Q5: How can organizations effectively balance the competing priorities of performance, reliability, efficiency, and cost in AI cooling decisions?
Balancing competing priorities in AI cooling decisions requires a structured approach: First, implement formal decision frameworks—develop weighted scoring models that quantify the relative importance of different factors based on organizational priorities. For research organizations, performance might receive a 40% weighting, while commercial deployments might weight economics at 50%. Second, conduct comprehensive TCO analysis—look beyond initial capital costs to include energy expenses, maintenance requirements, performance implications, reliability effects, and scaling considerations over a 3-5 year horizon.
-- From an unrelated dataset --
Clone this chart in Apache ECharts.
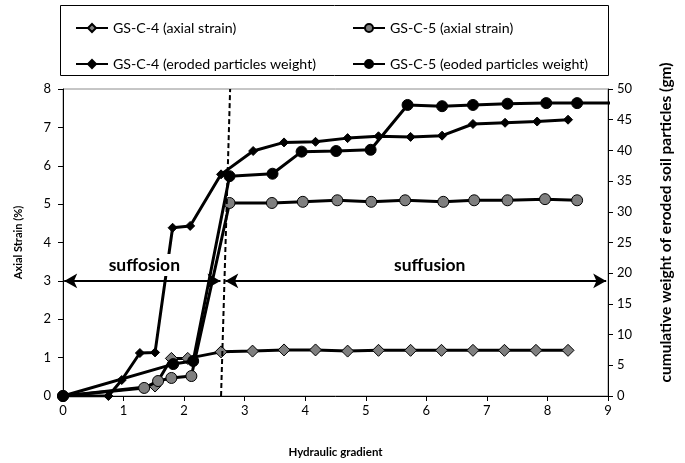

This holistic view often reveals that solutions with higher initial costs deliver better long-term economics through efficiency, density, and performance benefits. Third, implement tiered service levels—not all AI workloads have identical requirements. Developing different cooling tiers (e.g., standard, enhanced, premium) allows resources to be allocated based on workload criticality and performance sensitivity. Fourth, adopt portfolio approaches—different cooling technologies may be optimal for different deployment scenarios. Many organizations achieve better overall outcomes by implementing multiple cooling approaches rather than standardizing on a single technology. Fifth, incorporate future-proofing considerations—evaluate not just current fit but adaptability to evolving requirements, potentially justifying additional investment in flexibility and scalability. The most effective organizations treat cooling as a strategic enabler rather than simply an operational necessity, recognizing its fundamental impact on AI capabilities and economics. This strategic perspective elevates cooling decisions from purely technical considerations to business-aligned investments with clear connections to organizational objectives and outcomes. The key is developing a balanced scorecard approach that reflects specific organizational priorities while considering the full spectrum of impacts across performance, reliability, efficiency, and cost dimensions.